> [WHAT NEEDS TO BE DONE]: Omit pictures and quote the listing below line by line, from its start through the line that holds "var x0 = d3.min(brdu), x1 = d3.max(brdu);".

> [MATERIAL SHOWN]:
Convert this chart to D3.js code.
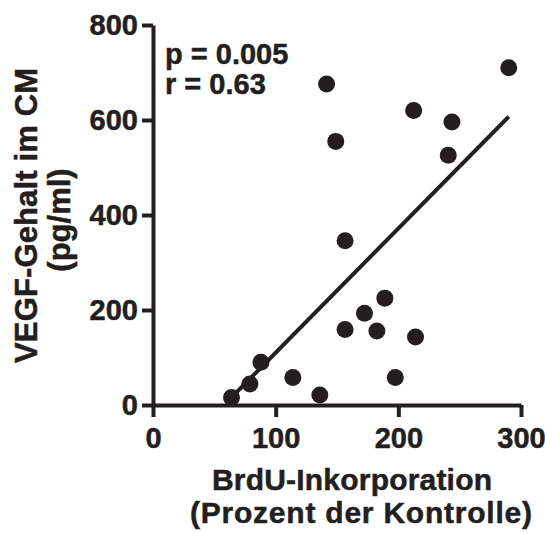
<!DOCTYPE html>
<html>
<head>
<style>
body { margin: 0; background: #fff; }
text { font-family: "Liberation Sans", Arial, sans-serif; font-weight: bold; fill: #231f20; stroke: #231f20; stroke-width: 0.5px; }
</style>
</head>
<body>
</body>
<script src="https://d3js.org/d3.v7.min.js"></script>
<script>
// BrdU incorporation (% of control) vs VEGF content in CM (pg/ml)
var brdu = [141.5, 290, 212.5, 243.7, 240.7, 149, 156.6, 189, 172.4, 156.6, 182.5, 214, 197.5, 114, 136, 88, 79, 64];
var vegf = [676, 710, 620, 596, 526, 555, 346, 225, 193, 159, 156, 143, 58, 58, 21, 90, 44, 16];
var xTicks = [0, 100, 200, 300];
var yTicks = [0, 200, 400, 600, 800];
var statLines = ["p = 0.005", "r = 0.63"];

var ink = "#231f20";

var svg = d3.select("body").append("svg")
    .attr("width", 545)
    .attr("height", 533);

var x = d3.scaleLinear().domain([0, 300]).range([153, 521]);
var y = d3.scaleLinear().domain([0, 800]).range([405, 25]);

// least squares fit
var mx = d3.mean(brdu), my = d3.mean(vegf);
var sxy = 0, sxx = 0;
for (var i = 0; i < brdu.length; i++) {
    sxy += (brdu[i] - mx) * (vegf[i] - my);
    sxx += (brdu[i] - mx) * (brdu[i] - mx);
}
var slope = sxy / sxx;
var intercept = my - slope * mx;
var x0 = d3.min(brdu), x1 = d3.max(brdu);

var xAxis = svg.append("g")
    .attr("transform", "translate(0,405)")
    .call(d3.axisBottom(x).tickValues(xTicks).tickSize(12).tickSizeOuter(0).tickPadding(8));
var yAxis = svg.append("g")
    .attr("transform", "translate(153,0)")
    .call(d3.axisLeft(y).tickValues(yTicks).tickSize(11).tickSizeOuter(0).tickPadding(4));

[xAxis, yAxis].forEach(function (g) {
    g.select(".domain").attr("stroke", ink).attr("stroke-width", 4);
    g.selectAll(".tick line").attr("stroke", ink).attr("stroke-width", 4);
    g.selectAll(".tick text")
        .attr("fill", ink)
        .style("font-size", "29px")
        .style("font-family", "'Liberation Sans', Arial, sans-serif")
        .style("font-weight", "bold");
});
xAxis.selectAll(".tick text").attr("dy", "0.8em");

svg.append("line")
    .attr("x1", x(x0))
    .attr("y1", y(intercept + slope * x0))
    .attr("x2", x(x1))
    .attr("y2", y(intercept + slope * x1))
    .attr("stroke", ink)
    .attr("stroke-width", 4);

svg.selectAll("circle")
    .data(brdu)
    .enter()
    .append("circle")
    .attr("cx", function (d) { return x(d); })
    .attr("cy", function (d, i) { return y(vegf[i]); })
    .attr("r", 8.5)
    .style("fill", ink);

svg.selectAll(".stat")
    .data(statLines)
    .enter()
    .append("text")
    .attr("class", "stat")
    .attr("x", 165)
    .attr("y", function (d, i) { return 64 + i * 30; })
    .style("font-size", "29px")
    .text(function (d) { return d; });

// axis titles
svg.append("text")
    .attr("x", 352).attr("y", 490)
    .attr("text-anchor", "middle")
    .attr("textLength", 280)
    .style("font-size", "30px")
    .text("BrdU-Inkorporation");
svg.append("text")
    .attr("x", 361).attr("y", 523)
    .attr("text-anchor", "middle")
    .attr("textLength", 342)
    .style("font-size", "30px")
    .text("(Prozent der Kontrolle)");

svg.append("text")
    .attr("transform", "translate(37,215.5) rotate(-90)")
    .attr("text-anchor", "middle")
    .attr("textLength", 295)
    .style("font-size", "31px")
    .text("VEGF-Gehalt im CM");
svg.append("text")
    .attr("transform", "translate(70,220) rotate(-90)")
    .attr("text-anchor", "middle")
    .style("font-size", "31px")
    .text("(pg/ml)");
</script>
</html>
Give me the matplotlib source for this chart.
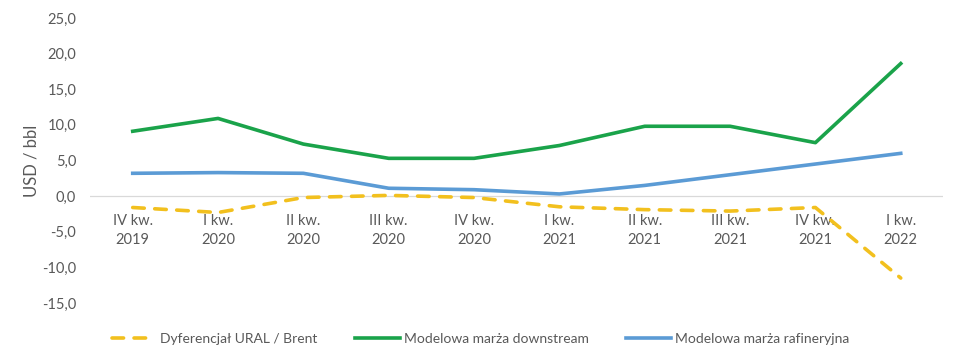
import matplotlib
matplotlib.use("Agg")
import matplotlib.pyplot as plt
from matplotlib.ticker import FuncFormatter, MultipleLocator

plt.rcParams["font.family"] = ["Lato", "DejaVu Sans"]

quarters = ["IV kw.\n2019", "I kw.\n2020", "II kw.\n2020", "III kw.\n2020", "IV kw.\n2020",
            "I kw.\n2021", "II kw.\n2021", "III kw.\n2021", "IV kw.\n2021", "I kw.\n2022"]
ural_brent = [-1.6, -2.3, -0.2, 0.1, -0.2, -1.5, -1.9, -2.1, -1.6, -11.5]
downstream = [9.1, 10.9, 7.3, 5.3, 5.3, 7.1, 9.8, 9.8, 7.5, 18.6]
refinery = [3.2, 3.3, 3.2, 1.1, 0.9, 0.3, 1.5, 3.0, 4.5, 6.0]

GREY = "#595959"
YMIN, YMAX = -15, 25
fig = plt.figure(figsize=(9.61, 3.59), dpi=100)
ax = fig.add_axes([0.0937, 0.156, 0.888, 0.794])

x = range(len(quarters))
ax.axhline(0, color="#d9d9d9", lw=0.9, zorder=1)
ax.plot(x, ural_brent, color="#f2c01e", lw=2.6, dashes=(3.2, 2.9), dash_capstyle="round",
        label="Dyferencjał URAL / Brent", zorder=3)
ax.plot(x, downstream, color="#1aa34a", lw=2.6, label="Modelowa marża downstream",
        solid_joinstyle="round", zorder=3)
ax.plot(x, refinery, color="#5b9bd5", lw=2.6, label="Modelowa marża rafineryjna",
        solid_joinstyle="round", zorder=3)

ax.set_xlim(-0.5, len(quarters) - 0.5)
ax.set_ylim(YMIN, YMAX)
ax.yaxis.set_major_locator(MultipleLocator(5))
ax.yaxis.set_major_formatter(FuncFormatter(lambda v, _: f"{v:.1f}".replace(".", ",")))
ax.set_xticks(list(x))
ax.set_xticklabels(quarters, linespacing=1.45)
for s in ax.spines.values():
    s.set_visible(False)
ax.tick_params(axis="both", length=0, colors=GREY, labelsize=10.5)
ax.tick_params(axis="y", pad=10)
# category labels sit just under the zero line, as in Excel
zero_frac = (0 - YMIN) / (YMAX - YMIN)
for lbl in ax.get_xticklabels():
    lbl.set_y(zero_frac - 0.045)
    lbl.set_va("top")
ax.set_ylabel("USD / bbl", color=GREY, fontsize=12)
ax.yaxis.set_label_coords(-0.059, 0.5)

fig.legend(loc="lower center", bbox_to_anchor=(0.5, 0.005), ncol=3, frameon=False,
           fontsize=10, labelcolor=GREY, handlelength=3.2, handletextpad=0.3,
           columnspacing=2.7)
fig.savefig("out.png", dpi=100)
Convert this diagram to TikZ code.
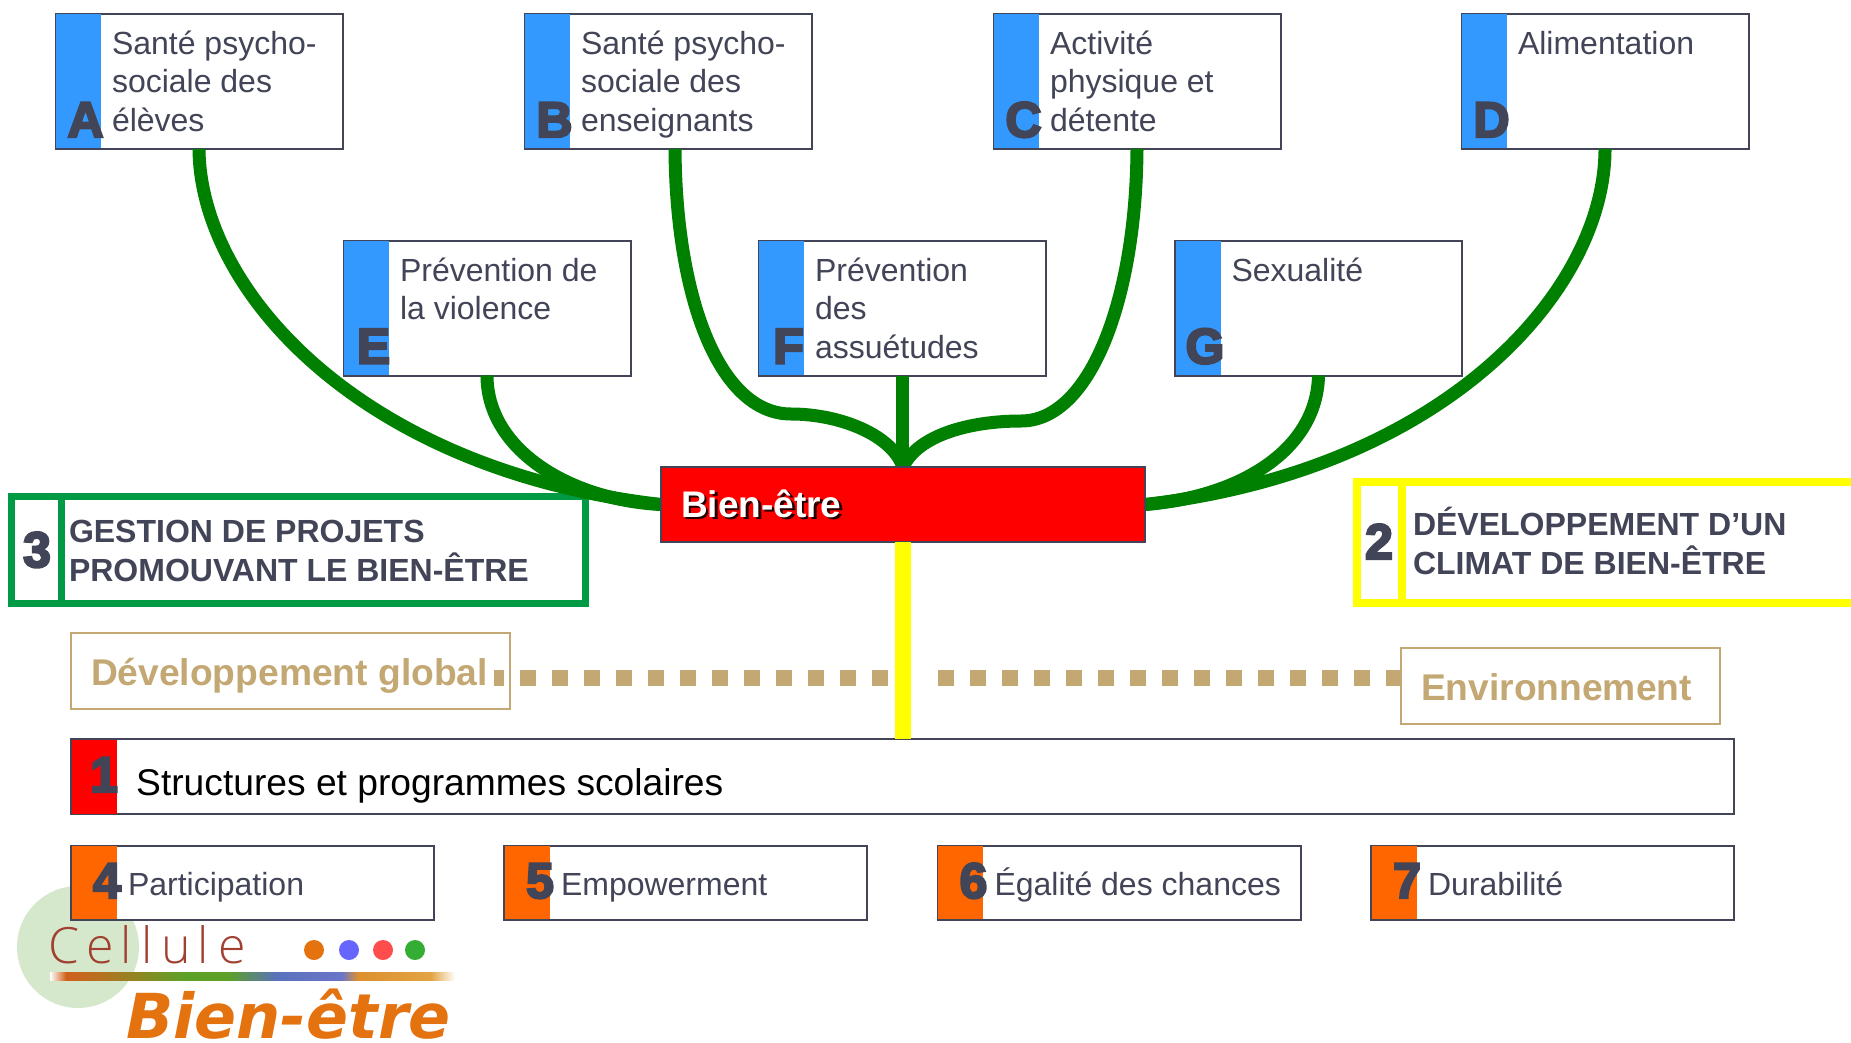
\documentclass[tikz,border=0pt]{standalone}
\usepackage{fontspec}
\usetikzlibrary{calc}
\setmainfont{Liberation Sans}
\newfontfamily\heavyfont[FakeBold=4.5]{Liberation Sans Bold}
\newfontfamily\logoserif{DejaVu Sans}
\newfontfamily\logothin{Open Sans Light}
\definecolor{ink}{HTML}{424457}
\definecolor{leaf}{HTML}{008000}
\definecolor{bluestrip}{HTML}{3399FF}
\definecolor{orangestrip}{HTML}{FF6600}
\definecolor{sand}{HTML}{C4A874}
\definecolor{projgreen}{HTML}{009A44}
\definecolor{pureyellow}{HTML}{FFFF00}
\definecolor{purered}{HTML}{FF0000}
\definecolor{logogreen}{HTML}{D6E8CC}
\definecolor{logoorange}{HTML}{E3720F}
\definecolor{logobrown}{HTML}{A04030}
\definecolor{lbA}{HTML}{D0601A}
\definecolor{lbB}{HTML}{B87020}
\definecolor{lbC}{HTML}{5DA028}
\definecolor{lbD}{HTML}{5A72BC}
\definecolor{lbE}{HTML}{6A75C8}
\definecolor{lbF}{HTML}{DD9030}
\definecolor{lbG}{HTML}{E2A340}
% a TikZ shade shows the middle 50bp of the 100bp axis
\pgfdeclarehorizontalshading{logobar}{100bp}{
  color(0bp)=(white);
  color(25bp)=(white);
  color(27bp)=(lbA);
  color(31bp)=(lbB);
  color(41.5bp)=(lbC);
  color(47bp)=(lbC);
  color(53bp)=(lbD);
  color(61bp)=(lbE);
  color(63bp)=(lbF);
  color(72bp)=(lbG);
  color(75bp)=(white);
  color(100bp)=(white)}
\tikzset{
  framebox/.style={draw=ink,line width=2pt,fill=white,rectangle,inner sep=0pt,anchor=north west,outer sep=0pt},
  stripbox/.style={rectangle,inner sep=0pt,outer sep=0pt,anchor=north west,minimum width=45pt},
  topic/.style={anchor=base west,inner sep=0pt,outer sep=0pt,text=ink,align=left,font=\fontsize{32}{38.5}\selectfont},
  keyletter/.style={anchor=base,inner sep=0pt,outer sep=0pt,text=ink,font=\heavyfont\fontsize{50}{50}\selectfont},
  branch/.style={draw=leaf,line width=13pt,line cap=butt},
  bigframe/.style={rectangle,fill=white,inner sep=0pt,outer sep=0pt,anchor=north west},
  headtxt/.style={anchor=base west,inner sep=0pt,outer sep=0pt,text=ink,align=left,font=\bfseries\fontsize{32}{38.5}\selectfont},
  sandbox/.style={rectangle,draw=sand,line width=2pt,inner sep=0pt,outer sep=0pt,anchor=north west},
  sandtxt/.style={anchor=base west,inner sep=0pt,outer sep=0pt,text=sand,font=\bfseries\fontsize{37.2}{40}\selectfont},
  sanddots/.style={draw=sand,line width=16pt},
  logodot/.style={circle,inner sep=0pt,outer sep=0pt,minimum size=20pt}
}
% name, x, y, letter, text, y of the last text line
\newcommand{\topicbox}[6]{%
  \node[framebox,minimum width=287pt,minimum height=135pt] (#1) at (#2,#3) {};
  \node[stripbox,fill=bluestrip,minimum height=134pt] (#1s) at (#2+.5,#3+.5) {};
  \node[keyletter] (#1l) at (#2+30,#3+123) {#4};
  \node[topic] (#1t) at (#2+56.5,#3+#6) {#5};
}
% name, x, number, text
\newcommand{\valuebox}[4]{%
  \node[framebox,minimum width=363pt,minimum height=74pt] (#1) at (#2,845.5) {};
  \node[stripbox,fill=orangestrip,minimum height=73pt] (#1s) at (#2+.5,846) {};
  \node[keyletter] (#1l) at (#2+36,898) {#3};
  \node[topic] (#1t) at (#2+57,895) {#4};
}
\begin{document}
\begin{tikzpicture}[x=1pt,y=-1pt]
\useasboundingbox (0,0) rectangle (1851,1043);
\fill[white] (0,0) rectangle (1851,1043);
% logo circle lies under the value boxes
\node[circle,fill=logogreen,minimum size=122pt,inner sep=0pt] (logocircle) at (78,947) {};
% boxes
\topicbox{A}{55.5}{14}{A}{Santé psycho-\\sociale des\\élèves}{117.5}
\topicbox{B}{524.5}{14}{B}{Santé psycho-\\sociale des\\enseignants}{117.5}
\topicbox{C}{993.5}{14}{C}{Activité\\physique et\\détente}{117.5}
\topicbox{D}{1461.5}{14}{D}{Alimentation}{40.5}
\topicbox{E}{343.5}{240.5}{E}{Prévention de\\la violence}{79}
\topicbox{F}{758.5}{240.5}{F}{Prévention\\des\\assuétudes}{117.5}
\topicbox{G}{1175}{240.5}{G}{Sexualité}{40.5}
% gestion frame
\node[bigframe,draw=projgreen,line width=7pt,minimum width=574pt,minimum height=107pt] (proj) at (11.5,496) {};
\coordinate (projd) at (61.5,496);
\draw[projgreen,line width=7pt] (projd) -- (projd |- proj.south);
\node[keyletter] (projn) at (37,567) {3};
\node[headtxt] (projt) at (69,581) {GESTION DE PROJETS\\PROMOUVANT LE BIEN-ÊTRE};
% climat frame
\node[bigframe,draw=pureyellow,line width=8pt,minimum width=520pt,minimum height=121pt] (clim) at (1356.5,482) {};
\coordinate (climd) at (1402,482);
\draw[pureyellow,line width=8pt] (climd) -- (climd |- clim.south);
\node[keyletter] (climn) at (1379,559) {2};
\node[headtxt] (climt) at (1413,574) {DÉVELOPPEMENT D’UN\\CLIMAT DE BIEN-ÊTRE};
% centre node, its anchors serve the branches
\coordinate (coretl) at (661,467);
\path (coretl) node[rectangle,inner sep=0pt,outer sep=0pt,anchor=north west,minimum width=484pt,minimum height=75pt] (core) {};
% branches
\draw[branch] (A.south) .. controls (200,290) and (360,470) .. (core.west);
\draw[branch] (E.south) .. controls (487,450) and (570,500) .. (core.west);
\draw[branch] ($(B.south)+(7,0)$) .. controls (676,300) and (720,414) .. (791,414) .. controls (840,414) and (892,435) .. (903,467);
\draw[branch] (C.south) .. controls (1136,300) and (1090,421) .. (1021,421) .. controls (970,421) and (918,435) .. (903,467);
\draw[branch] (F.south) -- (F.south |- core.north);
\draw[branch] (G.south) .. controls (1317,450) and (1240,497) .. (core.east);
\draw[branch] (D.south) .. controls (1605,290) and (1446,470) .. (core.east);
\draw[fill=purered,draw=ink,line width=2pt] (core.north west) rectangle (core.south east);
\node[anchor=base west,inner sep=0pt,text=black!85!red,font=\bfseries\fontsize{37}{40}\selectfont] (coreshadow) at (683.5,519.5) {Bien-être};
\node[anchor=base west,inner sep=0pt,text=white,font=\bfseries\fontsize{37}{40}\selectfont] (coretext) at (681,517) {Bien-être};
% sand boxes
\node[sandbox,minimum width=439pt,minimum height=76pt] (dev) at (71,633) {};
\node[sandtxt] (devt) at (91,685) {Développement global};
\node[sandbox,minimum width=319pt,minimum height=76pt] (env) at (1401,648) {};
\node[sandtxt] (envt) at (1421,700) {Environnement};
\coordinate (dotsA) at (494,678);
\coordinate (dotsB) at (888,678);
\coordinate (dotsC) at (937.5,678);
\draw[sanddots,dash pattern=on 16pt off 16pt,dash phase=6.4pt] (dotsA) -- (dotsB);
\draw[sanddots,dash pattern=on 16pt off 16pt] (dotsC) -- (env.west |- dotsC);
% structures
\node[framebox,minimum width=1663pt,minimum height=75pt] (struct) at (71,739) {};
\node[stripbox,fill=purered,minimum height=74pt] (structs) at (71.5,739.5) {};
\node[keyletter] (structn) at (104,792) {1};
\node[anchor=base west,inner sep=0pt,text=black,font=\fontsize{37.2}{40}\selectfont] (structt) at (136,795) {Structures et programmes scolaires};
% yellow trunk
\draw[pureyellow,line width=15.5pt] (core.south) -- (struct.north -| core.south);
% value boxes
\valuebox{P}{71}{4}{Participation}
\valuebox{Q}{504}{5}{Empowerment}
\valuebox{R}{937.5}{6}{Égalité des chances}
\valuebox{S}{1371}{7}{Durabilité}
% logo
\node[anchor=base west,inner sep=0pt,text=logobrown,font=\logothin\fontsize{50}{50}\selectfont] (logoc) at (48,963) {C\kern7pt e\kern7pt l\kern9pt l\kern9pt u\kern7pt l\kern9pt e};
\shade[shading=logobar] (50,972) rectangle (455,980);
\node[logodot,fill=logoorange] (d1) at (314,950) {};
\node[logodot,fill=blue!60!white] (d2) at (349,950) {};
\node[logodot,fill=red!70!white] (d3) at (383,950) {};
\node[logodot,fill=green!60!black!80] (d4) at (415,950) {};
\node[anchor=base west,inner sep=0pt,text=logoorange,font=\logoserif\bfseries\itshape\fontsize{62}{62}\selectfont] (logob) at (126,1038.5) {Bien-être};
\end{tikzpicture}
\end{document}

> [RESPONSE]:
Convert this chart to D3.js code.
<!DOCTYPE html>
<html>
<head>
<style>
body { margin: 0; background: #fff; }
text { font-family: "Liberation Sans", Arial, sans-serif; font-weight: bold; fill: #231f20; stroke: #231f20; stroke-width: 0.5px; }
</style>
</head>
<body>
</body>
<script src="https://d3js.org/d3.v7.min.js"></script>
<script>
// BrdU incorporation (% of control) vs VEGF content in CM (pg/ml)
var brdu = [141.5, 290, 212.5, 243.7, 240.7, 149, 156.6, 189, 172.4, 156.6, 182.5, 214, 197.5, 114, 136, 88, 79, 64];
var vegf = [676, 710, 620, 596, 526, 555, 346, 225, 193, 159, 156, 143, 58, 58, 21, 90, 44, 16];
var xTicks = [0, 100, 200, 300];
var yTicks = [0, 200, 400, 600, 800];
var statLines = ["p = 0.005", "r = 0.63"];

var ink = "#231f20";

var svg = d3.select("body").append("svg")
    .attr("width", 545)
    .attr("height", 533);

var x = d3.scaleLinear().domain([0, 300]).range([153, 521]);
var y = d3.scaleLinear().domain([0, 800]).range([405, 25]);

// least squares fit
var mx = d3.mean(brdu), my = d3.mean(vegf);
var sxy = 0, sxx = 0;
for (var i = 0; i < brdu.length; i++) {
    sxy += (brdu[i] - mx) * (vegf[i] - my);
    sxx += (brdu[i] - mx) * (brdu[i] - mx);
}
var slope = sxy / sxx;
var intercept = my - slope * mx;
var x0 = d3.min(brdu), x1 = d3.max(brdu);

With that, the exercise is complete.